Our group divided itself among the four tables and each table was given the same challenge grouping to discuss for 10 minutes. They were encouraged to write their thoughts down on the “tablecloth.” After 10 minutes, one person stayed at that table to host and summarize the group’s ideas and the other three participants separated and went to each of the other café tables. The conversations then began again for 10 minutes. Each key challenge grouping had three rounds of conversations with a different mix of participants. Significant and robust cross talk, exchange of perspective, and dispersion of ideas resulted. At the end of the speed rounds, one person was asked to summarize to the entire group the salient points that were discussed and written down at his or her table.
Actionable strategies were identified for each key challenge. Places to invest and places to not expend resources were clear; novel consensus-based ideas were brought forward and began maturation.
One of the specific aims of the CHEER network is to build new contemporary leadership and an organizational structure that can address the research and healthcare challenges that face us every day. We are practice-based, an evolving and involving network of colleagues that collaborate and seek to address the needs for effective care. Conversation is of the utmost importance and is the only way to build and create a dialogue for healthcare excellence. The World Café process is a consensus- and relationship-building activity that enables each participant to lead from a personal perspective in a respectful and fun way. We emerged with eight strategies that leverage internal strengths and external opportunities to mitigate internal weaknesses and external threats.
One exciting strategy is to explore the development of a nonprofit organizational model that would potentially reduce overhead costs and provide a structure for ownership of the network.
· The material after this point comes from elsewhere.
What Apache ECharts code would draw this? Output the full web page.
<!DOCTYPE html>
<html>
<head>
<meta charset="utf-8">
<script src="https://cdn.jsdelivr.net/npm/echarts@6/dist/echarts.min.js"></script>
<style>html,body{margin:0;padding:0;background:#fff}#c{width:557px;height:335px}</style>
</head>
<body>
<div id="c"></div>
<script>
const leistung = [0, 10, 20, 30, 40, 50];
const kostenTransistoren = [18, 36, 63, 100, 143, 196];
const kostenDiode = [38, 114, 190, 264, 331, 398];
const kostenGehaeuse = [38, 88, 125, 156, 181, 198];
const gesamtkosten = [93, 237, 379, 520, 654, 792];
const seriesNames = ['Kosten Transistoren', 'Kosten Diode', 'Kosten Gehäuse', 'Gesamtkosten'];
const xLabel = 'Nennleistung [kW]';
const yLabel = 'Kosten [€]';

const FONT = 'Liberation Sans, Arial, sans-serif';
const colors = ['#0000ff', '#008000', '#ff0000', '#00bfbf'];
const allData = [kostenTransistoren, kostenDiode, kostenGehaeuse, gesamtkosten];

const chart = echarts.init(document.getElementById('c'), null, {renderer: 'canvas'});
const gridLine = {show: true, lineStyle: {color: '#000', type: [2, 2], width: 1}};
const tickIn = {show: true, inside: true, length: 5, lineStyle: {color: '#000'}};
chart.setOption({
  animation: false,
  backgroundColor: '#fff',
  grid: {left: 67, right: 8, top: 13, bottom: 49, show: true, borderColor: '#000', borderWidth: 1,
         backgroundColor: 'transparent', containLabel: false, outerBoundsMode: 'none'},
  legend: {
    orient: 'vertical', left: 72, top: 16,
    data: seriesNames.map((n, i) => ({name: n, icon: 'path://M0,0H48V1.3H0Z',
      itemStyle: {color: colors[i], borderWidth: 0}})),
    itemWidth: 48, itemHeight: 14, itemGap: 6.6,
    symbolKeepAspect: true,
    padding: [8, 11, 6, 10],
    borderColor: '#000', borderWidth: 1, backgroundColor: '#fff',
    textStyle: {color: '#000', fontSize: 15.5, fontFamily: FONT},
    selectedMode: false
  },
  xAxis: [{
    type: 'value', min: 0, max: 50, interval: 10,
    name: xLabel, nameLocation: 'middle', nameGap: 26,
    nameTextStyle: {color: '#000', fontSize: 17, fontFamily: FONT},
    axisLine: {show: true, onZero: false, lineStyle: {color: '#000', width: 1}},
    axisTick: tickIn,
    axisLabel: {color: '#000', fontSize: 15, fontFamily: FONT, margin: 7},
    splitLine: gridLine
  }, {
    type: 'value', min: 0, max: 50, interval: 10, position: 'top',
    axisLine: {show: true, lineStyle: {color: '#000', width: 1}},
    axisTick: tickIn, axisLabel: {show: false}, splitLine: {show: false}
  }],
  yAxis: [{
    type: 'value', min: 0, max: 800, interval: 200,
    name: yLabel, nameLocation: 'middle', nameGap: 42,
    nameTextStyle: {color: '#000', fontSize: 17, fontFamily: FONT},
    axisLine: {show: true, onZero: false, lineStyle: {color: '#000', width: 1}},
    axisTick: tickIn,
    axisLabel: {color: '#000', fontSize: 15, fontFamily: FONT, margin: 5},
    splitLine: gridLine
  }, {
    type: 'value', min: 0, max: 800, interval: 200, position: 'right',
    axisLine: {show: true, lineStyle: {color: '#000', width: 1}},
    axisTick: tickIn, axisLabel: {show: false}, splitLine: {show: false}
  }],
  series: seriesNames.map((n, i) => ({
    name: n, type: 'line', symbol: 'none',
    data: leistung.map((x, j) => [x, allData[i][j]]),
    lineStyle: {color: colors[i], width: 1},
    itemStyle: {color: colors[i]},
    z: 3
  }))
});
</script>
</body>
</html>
Another innovative strategy is to develop a “priority project portfolio”—a compendium of vetted project plans (and budgets) of importance to the AAO-HNSF (and feasible in the practice setting) that can be marketed for outside support or used as the basis for a grant.
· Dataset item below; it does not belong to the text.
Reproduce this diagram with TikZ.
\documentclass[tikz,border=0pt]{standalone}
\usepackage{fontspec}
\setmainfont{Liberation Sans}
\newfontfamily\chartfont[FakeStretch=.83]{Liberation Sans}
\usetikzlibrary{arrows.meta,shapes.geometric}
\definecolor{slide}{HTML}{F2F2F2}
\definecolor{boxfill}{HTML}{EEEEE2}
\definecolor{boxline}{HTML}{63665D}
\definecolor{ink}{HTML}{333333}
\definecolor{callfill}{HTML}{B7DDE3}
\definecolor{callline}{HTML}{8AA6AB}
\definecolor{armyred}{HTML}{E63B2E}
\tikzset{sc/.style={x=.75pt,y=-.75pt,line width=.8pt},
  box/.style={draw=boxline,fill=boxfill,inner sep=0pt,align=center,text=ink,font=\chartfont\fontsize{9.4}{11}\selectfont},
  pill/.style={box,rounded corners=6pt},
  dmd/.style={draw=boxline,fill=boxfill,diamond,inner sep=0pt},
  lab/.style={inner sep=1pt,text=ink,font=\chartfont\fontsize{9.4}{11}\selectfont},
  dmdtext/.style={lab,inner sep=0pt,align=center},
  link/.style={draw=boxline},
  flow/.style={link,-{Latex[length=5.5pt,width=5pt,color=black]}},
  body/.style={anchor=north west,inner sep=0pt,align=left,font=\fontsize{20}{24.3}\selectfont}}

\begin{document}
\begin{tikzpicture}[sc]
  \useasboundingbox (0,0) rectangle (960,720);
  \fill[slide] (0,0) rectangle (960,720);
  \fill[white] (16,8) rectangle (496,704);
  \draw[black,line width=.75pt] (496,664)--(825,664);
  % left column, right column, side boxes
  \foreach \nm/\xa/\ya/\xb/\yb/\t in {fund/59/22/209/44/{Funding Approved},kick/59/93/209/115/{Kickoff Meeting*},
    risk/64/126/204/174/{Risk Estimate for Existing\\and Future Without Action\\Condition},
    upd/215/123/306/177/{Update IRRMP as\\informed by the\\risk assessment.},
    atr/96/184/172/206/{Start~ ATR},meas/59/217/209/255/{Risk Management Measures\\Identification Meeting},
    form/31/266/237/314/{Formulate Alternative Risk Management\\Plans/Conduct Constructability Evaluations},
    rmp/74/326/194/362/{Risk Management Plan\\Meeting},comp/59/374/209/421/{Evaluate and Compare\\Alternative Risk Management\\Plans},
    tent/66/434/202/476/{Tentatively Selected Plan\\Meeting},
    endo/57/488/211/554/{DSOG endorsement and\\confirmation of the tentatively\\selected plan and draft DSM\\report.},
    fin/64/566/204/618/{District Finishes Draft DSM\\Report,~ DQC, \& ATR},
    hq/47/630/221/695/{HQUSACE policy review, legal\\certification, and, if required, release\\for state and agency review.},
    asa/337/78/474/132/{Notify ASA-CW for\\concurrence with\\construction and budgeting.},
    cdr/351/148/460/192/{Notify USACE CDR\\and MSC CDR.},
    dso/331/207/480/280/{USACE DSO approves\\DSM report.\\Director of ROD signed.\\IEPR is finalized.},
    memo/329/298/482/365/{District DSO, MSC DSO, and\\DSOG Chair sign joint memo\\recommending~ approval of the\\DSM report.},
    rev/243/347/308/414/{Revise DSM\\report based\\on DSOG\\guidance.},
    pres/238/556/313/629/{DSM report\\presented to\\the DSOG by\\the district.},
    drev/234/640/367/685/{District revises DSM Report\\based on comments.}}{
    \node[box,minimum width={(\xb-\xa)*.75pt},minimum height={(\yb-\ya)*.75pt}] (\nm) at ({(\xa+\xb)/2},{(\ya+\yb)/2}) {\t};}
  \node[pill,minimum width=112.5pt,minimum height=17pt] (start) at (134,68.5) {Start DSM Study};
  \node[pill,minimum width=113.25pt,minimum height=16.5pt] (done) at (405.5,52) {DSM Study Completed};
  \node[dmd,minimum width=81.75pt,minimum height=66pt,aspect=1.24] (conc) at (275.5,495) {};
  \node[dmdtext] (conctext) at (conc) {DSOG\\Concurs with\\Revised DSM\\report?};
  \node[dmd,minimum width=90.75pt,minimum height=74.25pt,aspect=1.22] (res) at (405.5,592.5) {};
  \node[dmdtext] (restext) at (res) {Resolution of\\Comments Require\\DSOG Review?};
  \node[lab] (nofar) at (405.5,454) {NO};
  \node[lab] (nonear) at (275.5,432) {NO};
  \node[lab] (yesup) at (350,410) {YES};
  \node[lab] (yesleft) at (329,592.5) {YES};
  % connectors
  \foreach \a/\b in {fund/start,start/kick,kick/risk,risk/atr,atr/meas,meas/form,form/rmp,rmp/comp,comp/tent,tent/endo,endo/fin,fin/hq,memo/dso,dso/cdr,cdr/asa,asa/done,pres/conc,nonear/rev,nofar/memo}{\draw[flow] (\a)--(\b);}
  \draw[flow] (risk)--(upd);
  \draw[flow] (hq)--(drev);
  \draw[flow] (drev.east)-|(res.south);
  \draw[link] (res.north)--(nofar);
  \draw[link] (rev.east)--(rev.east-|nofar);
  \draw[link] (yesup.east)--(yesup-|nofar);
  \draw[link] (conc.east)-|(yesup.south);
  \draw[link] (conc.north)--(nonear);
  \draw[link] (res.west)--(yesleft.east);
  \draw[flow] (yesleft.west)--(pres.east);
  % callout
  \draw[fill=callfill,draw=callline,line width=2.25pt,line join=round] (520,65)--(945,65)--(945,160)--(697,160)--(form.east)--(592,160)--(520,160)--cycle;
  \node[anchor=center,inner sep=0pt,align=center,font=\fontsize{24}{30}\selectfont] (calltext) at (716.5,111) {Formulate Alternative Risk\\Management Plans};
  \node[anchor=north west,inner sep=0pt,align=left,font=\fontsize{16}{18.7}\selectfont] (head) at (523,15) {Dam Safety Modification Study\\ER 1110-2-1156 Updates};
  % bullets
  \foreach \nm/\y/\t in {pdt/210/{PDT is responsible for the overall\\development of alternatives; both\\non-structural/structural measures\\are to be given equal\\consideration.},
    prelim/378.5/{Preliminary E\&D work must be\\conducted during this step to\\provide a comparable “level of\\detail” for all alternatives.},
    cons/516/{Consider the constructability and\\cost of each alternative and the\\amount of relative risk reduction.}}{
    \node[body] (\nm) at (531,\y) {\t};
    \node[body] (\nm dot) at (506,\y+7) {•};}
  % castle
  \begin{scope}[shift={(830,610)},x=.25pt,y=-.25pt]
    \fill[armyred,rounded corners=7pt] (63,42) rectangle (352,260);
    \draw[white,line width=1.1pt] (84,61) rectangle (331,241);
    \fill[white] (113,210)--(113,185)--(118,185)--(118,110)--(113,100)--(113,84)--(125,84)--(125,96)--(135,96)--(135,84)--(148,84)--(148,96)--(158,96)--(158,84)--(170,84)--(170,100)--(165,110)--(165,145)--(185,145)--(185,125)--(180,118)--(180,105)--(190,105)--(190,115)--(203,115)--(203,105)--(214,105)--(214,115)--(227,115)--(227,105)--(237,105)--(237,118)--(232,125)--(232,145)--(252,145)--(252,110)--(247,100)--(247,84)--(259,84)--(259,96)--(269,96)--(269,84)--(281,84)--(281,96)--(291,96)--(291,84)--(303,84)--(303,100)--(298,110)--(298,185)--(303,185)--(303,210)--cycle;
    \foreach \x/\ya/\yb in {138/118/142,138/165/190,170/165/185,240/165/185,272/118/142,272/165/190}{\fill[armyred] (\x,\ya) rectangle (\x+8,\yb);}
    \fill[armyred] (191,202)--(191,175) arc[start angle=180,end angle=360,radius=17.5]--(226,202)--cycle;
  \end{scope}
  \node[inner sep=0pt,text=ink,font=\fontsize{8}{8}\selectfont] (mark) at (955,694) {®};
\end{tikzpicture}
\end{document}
Two programs of note provide a foundation for CHEER leadership development: Leading Organizations to Health (www.lohweb.com) led by Tony Suchman, MD; Penny Williamson, ScD; and Diane Rawlins, and Courage to Lead (http://www.couragerenewal.org/events/couragetolead-series-ma-2014-16-1) led by Penny Williamson, ScD, and Hanna Sherman, MD. These are dynamic advanced leadership programs for healthcare leaders, primarily physicians, stretching more than 12 and 15 months respectively through a series of intensive retreats. Only 10 to 12 participants are enrolled in each program each year providing for an intimate and accountable experience. You cannot escape the learning. The programs are resources that our medicine colleagues have tapped into and now several otolaryngologists have participated.
Leadership is important, and better when not driven by dogma, but conversation. This is so important that NIDCD recognized and funded leadership development as a specific aim for the CHEER grant. Both Tony Suchman and Penny Williamson are CHEER consultants and helped to design the program to launch the Practice-based Task Force for the AAO-HNSF. We began this meeting with personal stories of leadership…but that is another article all together!